WHAT YOU WILL DO: Set down, please, exactly the lines below that run from the line with "Give me the" to the line with "0, 0.049, 0];", both lines included.

--- begin AVAILABLE DATA ---

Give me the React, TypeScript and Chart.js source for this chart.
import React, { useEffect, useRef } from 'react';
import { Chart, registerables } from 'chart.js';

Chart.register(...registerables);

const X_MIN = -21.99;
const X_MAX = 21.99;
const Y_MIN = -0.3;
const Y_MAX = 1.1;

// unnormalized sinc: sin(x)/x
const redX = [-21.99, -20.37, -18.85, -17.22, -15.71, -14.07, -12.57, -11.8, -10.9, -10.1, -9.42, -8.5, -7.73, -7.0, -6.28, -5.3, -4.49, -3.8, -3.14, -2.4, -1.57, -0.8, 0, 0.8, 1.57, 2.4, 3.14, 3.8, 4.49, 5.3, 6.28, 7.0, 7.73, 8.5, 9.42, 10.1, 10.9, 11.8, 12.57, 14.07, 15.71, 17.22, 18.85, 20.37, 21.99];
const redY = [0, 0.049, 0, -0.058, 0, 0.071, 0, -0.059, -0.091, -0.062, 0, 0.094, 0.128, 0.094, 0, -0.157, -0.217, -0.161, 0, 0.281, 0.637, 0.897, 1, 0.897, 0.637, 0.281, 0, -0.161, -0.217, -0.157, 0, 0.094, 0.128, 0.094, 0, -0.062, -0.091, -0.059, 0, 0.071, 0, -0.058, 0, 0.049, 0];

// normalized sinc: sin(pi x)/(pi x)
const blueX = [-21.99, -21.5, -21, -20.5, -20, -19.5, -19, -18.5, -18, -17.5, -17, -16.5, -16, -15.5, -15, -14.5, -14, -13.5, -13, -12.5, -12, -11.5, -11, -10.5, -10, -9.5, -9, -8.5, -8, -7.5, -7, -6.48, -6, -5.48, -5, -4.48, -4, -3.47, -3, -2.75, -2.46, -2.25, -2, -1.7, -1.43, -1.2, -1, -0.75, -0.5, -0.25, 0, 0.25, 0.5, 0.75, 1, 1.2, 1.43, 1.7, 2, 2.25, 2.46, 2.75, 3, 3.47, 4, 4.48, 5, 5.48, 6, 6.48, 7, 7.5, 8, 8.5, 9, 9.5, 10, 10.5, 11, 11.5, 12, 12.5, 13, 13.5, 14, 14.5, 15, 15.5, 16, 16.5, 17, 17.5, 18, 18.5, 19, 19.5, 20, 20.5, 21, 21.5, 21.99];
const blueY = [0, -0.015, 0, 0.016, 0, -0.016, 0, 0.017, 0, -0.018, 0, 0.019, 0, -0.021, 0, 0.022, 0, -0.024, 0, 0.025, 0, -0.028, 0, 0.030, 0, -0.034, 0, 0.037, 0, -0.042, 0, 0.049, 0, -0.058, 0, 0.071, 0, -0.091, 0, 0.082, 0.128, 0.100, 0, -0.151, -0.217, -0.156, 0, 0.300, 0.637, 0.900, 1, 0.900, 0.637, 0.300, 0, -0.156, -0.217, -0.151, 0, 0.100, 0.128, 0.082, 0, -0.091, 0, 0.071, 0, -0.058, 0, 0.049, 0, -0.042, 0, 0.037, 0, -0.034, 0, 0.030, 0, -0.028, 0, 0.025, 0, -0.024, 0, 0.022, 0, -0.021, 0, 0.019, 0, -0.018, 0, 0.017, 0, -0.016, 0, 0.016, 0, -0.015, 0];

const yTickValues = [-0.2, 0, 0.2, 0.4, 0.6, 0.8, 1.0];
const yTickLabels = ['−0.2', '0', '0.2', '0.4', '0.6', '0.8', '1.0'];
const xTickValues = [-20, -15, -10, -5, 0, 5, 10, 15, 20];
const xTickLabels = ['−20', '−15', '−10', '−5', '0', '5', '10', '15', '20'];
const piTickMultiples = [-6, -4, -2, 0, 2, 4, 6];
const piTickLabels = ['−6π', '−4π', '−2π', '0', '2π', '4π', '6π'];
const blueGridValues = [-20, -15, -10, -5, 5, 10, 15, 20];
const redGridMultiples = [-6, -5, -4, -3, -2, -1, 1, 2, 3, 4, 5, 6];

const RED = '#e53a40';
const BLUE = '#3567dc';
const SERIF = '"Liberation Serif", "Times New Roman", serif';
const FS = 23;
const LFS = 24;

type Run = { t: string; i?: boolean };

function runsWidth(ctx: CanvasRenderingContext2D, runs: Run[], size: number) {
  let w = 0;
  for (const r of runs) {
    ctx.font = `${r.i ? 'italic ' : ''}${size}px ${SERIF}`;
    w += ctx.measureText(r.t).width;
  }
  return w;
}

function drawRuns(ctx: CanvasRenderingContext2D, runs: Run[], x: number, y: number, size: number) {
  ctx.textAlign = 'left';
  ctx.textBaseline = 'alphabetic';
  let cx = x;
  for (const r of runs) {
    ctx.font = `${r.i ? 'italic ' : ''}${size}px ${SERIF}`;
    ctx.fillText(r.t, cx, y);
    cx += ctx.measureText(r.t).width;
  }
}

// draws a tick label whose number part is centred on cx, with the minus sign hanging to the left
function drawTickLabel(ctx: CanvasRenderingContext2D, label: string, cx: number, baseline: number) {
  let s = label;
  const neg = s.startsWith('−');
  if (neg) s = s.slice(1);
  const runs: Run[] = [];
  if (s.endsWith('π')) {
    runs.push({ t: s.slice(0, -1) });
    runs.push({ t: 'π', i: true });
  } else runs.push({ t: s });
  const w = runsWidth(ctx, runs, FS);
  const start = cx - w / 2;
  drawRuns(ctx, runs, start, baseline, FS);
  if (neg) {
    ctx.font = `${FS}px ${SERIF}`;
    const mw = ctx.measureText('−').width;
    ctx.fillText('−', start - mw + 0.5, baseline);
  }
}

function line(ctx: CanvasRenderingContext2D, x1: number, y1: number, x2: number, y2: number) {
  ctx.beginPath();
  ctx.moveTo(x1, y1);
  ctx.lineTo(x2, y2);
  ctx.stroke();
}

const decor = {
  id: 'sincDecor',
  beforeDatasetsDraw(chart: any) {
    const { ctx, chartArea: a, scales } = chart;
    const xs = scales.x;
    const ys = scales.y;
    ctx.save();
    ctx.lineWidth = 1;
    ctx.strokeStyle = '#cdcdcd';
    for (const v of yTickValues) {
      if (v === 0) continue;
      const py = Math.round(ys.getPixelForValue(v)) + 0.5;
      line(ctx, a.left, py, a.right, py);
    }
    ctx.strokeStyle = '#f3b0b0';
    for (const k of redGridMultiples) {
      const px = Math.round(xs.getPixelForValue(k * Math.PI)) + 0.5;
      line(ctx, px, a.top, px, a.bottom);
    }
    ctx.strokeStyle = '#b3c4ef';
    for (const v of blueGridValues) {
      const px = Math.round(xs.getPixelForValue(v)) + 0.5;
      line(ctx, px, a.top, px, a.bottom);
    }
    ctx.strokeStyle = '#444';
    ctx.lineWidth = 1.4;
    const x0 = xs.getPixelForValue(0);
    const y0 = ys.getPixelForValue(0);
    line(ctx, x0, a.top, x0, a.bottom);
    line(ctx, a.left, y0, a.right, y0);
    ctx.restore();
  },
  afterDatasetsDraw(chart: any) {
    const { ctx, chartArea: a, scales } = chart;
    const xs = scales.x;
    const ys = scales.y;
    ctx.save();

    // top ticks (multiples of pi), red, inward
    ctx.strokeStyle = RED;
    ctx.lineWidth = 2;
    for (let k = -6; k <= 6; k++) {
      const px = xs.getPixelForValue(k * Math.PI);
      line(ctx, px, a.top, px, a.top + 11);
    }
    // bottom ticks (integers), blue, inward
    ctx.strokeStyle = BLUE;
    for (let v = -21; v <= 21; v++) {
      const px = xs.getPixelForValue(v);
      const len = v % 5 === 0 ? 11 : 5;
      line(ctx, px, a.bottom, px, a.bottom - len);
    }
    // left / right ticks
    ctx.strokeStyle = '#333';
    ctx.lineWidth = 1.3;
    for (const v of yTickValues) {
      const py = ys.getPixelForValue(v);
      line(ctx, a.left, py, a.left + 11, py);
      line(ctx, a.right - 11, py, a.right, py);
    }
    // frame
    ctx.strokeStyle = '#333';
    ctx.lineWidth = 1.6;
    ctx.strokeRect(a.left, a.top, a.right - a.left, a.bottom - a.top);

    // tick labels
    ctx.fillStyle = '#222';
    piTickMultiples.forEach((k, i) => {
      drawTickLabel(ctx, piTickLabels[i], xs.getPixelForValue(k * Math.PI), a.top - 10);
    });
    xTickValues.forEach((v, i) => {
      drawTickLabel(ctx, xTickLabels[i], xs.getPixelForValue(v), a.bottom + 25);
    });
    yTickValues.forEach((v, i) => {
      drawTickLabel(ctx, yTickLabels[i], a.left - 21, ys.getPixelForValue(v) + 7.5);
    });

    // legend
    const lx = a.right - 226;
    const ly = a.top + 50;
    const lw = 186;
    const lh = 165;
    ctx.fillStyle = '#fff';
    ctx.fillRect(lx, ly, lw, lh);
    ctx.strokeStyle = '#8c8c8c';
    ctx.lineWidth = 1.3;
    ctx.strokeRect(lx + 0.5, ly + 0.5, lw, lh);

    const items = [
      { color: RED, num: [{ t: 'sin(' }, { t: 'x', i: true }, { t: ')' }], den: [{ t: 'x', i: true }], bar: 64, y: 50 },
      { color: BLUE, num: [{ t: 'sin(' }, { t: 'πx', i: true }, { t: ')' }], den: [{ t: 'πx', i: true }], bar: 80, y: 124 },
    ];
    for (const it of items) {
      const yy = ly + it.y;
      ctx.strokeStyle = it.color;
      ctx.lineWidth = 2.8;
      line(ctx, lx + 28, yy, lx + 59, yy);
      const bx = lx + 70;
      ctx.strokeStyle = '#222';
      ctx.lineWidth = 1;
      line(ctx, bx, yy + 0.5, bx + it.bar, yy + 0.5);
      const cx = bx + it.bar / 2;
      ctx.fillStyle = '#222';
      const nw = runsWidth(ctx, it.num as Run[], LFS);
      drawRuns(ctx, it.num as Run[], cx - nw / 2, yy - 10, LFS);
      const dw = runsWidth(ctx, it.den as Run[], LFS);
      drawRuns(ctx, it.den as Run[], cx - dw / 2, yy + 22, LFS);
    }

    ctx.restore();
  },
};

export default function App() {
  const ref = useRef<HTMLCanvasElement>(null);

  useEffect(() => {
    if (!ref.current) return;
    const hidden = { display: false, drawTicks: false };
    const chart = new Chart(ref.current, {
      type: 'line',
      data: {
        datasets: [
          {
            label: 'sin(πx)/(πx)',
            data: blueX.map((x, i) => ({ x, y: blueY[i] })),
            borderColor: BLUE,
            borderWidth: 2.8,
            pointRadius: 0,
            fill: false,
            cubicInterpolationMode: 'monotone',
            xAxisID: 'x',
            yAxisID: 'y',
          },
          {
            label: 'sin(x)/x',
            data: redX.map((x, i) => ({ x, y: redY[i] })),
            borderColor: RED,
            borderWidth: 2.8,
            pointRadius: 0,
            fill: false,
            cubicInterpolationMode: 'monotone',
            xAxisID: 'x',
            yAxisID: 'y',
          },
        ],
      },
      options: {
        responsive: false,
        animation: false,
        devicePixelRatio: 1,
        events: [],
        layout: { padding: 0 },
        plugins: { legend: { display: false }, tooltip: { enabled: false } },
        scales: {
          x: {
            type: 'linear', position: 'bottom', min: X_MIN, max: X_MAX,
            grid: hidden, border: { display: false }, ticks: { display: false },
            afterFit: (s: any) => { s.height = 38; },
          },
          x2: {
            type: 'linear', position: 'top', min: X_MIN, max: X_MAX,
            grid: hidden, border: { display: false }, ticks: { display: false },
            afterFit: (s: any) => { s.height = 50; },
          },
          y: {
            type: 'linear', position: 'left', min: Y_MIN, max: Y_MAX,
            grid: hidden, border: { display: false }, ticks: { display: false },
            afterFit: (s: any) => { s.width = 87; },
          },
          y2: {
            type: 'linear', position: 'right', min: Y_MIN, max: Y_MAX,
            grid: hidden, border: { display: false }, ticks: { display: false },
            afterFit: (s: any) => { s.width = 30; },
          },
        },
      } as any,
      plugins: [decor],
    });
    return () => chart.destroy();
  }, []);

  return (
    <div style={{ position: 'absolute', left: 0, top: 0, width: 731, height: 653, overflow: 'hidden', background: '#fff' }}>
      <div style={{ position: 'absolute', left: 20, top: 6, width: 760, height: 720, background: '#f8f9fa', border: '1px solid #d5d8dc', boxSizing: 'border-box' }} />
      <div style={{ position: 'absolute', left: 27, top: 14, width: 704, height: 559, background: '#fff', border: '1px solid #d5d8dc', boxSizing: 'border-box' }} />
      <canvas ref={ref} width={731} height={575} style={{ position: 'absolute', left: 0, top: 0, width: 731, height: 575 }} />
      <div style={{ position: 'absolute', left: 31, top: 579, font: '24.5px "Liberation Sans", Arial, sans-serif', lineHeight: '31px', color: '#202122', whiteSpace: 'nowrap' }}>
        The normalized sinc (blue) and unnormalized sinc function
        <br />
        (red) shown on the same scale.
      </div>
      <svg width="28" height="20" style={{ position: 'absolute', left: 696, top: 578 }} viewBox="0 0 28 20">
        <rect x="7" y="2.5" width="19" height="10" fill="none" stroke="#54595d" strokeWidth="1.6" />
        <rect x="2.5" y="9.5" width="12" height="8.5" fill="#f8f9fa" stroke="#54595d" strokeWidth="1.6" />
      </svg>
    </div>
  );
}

--- end AVAILABLE DATA ---
--- begin AVAILABLE DATA ---

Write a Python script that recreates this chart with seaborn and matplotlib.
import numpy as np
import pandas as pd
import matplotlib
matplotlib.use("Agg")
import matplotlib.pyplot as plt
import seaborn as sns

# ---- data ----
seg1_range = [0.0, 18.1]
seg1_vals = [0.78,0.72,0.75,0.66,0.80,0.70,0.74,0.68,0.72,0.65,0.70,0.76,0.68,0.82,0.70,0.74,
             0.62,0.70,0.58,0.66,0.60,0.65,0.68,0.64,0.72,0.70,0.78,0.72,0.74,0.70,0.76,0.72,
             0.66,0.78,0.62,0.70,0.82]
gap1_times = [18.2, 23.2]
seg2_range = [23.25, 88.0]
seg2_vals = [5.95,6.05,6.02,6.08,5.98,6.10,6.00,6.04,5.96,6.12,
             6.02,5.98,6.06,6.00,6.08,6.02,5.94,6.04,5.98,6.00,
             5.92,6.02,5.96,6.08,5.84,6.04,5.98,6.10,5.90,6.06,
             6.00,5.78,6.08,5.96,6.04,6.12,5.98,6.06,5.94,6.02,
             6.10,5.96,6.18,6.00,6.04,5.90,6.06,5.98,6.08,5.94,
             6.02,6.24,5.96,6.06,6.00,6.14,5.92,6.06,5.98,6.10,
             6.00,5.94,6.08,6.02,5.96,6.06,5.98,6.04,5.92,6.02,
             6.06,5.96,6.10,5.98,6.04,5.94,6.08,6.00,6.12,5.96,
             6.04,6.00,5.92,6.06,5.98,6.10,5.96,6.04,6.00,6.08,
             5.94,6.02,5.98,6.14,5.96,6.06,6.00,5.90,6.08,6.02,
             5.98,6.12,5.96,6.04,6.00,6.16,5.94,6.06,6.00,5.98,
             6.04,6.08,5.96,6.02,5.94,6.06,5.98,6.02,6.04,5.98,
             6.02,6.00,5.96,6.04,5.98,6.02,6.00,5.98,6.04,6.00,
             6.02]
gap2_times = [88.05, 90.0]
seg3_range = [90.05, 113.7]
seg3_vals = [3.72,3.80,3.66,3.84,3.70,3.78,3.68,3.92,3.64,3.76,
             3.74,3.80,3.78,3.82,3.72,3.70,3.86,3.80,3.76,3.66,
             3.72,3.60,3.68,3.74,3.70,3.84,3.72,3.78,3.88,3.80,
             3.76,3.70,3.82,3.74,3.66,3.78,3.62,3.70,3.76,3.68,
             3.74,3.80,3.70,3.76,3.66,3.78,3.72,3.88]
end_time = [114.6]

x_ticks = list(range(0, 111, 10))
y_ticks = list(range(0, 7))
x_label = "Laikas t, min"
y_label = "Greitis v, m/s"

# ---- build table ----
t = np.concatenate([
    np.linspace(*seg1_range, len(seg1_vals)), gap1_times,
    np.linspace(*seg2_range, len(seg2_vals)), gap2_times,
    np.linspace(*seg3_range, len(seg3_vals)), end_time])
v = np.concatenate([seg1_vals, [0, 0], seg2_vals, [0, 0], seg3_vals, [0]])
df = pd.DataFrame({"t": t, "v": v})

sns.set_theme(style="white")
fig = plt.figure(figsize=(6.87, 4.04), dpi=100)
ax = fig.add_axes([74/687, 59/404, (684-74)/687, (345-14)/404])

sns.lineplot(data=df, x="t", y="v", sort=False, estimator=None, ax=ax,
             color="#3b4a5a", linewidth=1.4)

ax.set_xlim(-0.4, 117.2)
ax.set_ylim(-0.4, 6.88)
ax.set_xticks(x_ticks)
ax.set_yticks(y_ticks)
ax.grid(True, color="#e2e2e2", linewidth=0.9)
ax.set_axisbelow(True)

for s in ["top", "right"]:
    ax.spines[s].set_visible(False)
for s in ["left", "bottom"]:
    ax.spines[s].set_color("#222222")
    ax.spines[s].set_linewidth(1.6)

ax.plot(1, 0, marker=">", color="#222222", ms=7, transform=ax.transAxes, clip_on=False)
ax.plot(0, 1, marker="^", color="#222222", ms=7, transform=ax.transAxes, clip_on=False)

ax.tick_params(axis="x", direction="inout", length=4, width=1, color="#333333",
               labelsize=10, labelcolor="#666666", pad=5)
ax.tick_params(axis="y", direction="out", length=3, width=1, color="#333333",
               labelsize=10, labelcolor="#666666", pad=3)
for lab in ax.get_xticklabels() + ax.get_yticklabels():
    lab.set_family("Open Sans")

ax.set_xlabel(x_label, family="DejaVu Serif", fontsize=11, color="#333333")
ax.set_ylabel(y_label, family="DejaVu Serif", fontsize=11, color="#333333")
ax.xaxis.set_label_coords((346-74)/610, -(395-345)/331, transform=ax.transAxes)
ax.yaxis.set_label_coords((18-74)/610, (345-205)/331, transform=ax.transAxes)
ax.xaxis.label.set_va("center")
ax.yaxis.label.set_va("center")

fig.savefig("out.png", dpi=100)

--- end AVAILABLE DATA ---
--- begin AVAILABLE DATA ---

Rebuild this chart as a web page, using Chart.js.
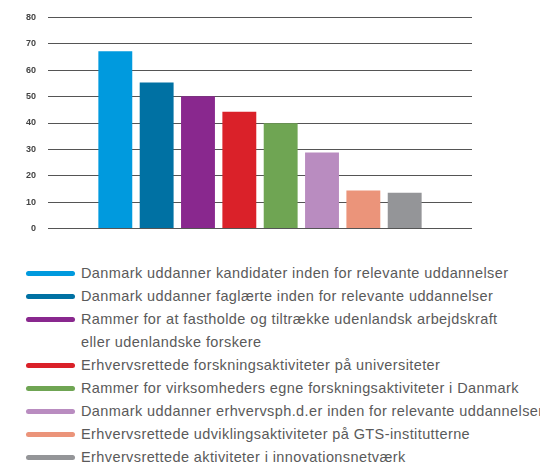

--- end AVAILABLE DATA ---

SOLUTION TO THIS PROBLEM:
Give me the React, TypeScript and Chart.js source for this chart.
import React, { useEffect, useRef } from 'react';
import { Chart, registerables } from 'chart.js';

Chart.register(...registerables);

const X_MIN = -21.99;
const X_MAX = 21.99;
const Y_MIN = -0.3;
const Y_MAX = 1.1;

// unnormalized sinc: sin(x)/x
const redX = [-21.99, -20.37, -18.85, -17.22, -15.71, -14.07, -12.57, -11.8, -10.9, -10.1, -9.42, -8.5, -7.73, -7.0, -6.28, -5.3, -4.49, -3.8, -3.14, -2.4, -1.57, -0.8, 0, 0.8, 1.57, 2.4, 3.14, 3.8, 4.49, 5.3, 6.28, 7.0, 7.73, 8.5, 9.42, 10.1, 10.9, 11.8, 12.57, 14.07, 15.71, 17.22, 18.85, 20.37, 21.99];
const redY = [0, 0.049, 0, -0.058, 0, 0.071, 0, -0.059, -0.091, -0.062, 0, 0.094, 0.128, 0.094, 0, -0.157, -0.217, -0.161, 0, 0.281, 0.637, 0.897, 1, 0.897, 0.637, 0.281, 0, -0.161, -0.217, -0.157, 0, 0.094, 0.128, 0.094, 0, -0.062, -0.091, -0.059, 0, 0.071, 0, -0.058, 0, 0.049, 0];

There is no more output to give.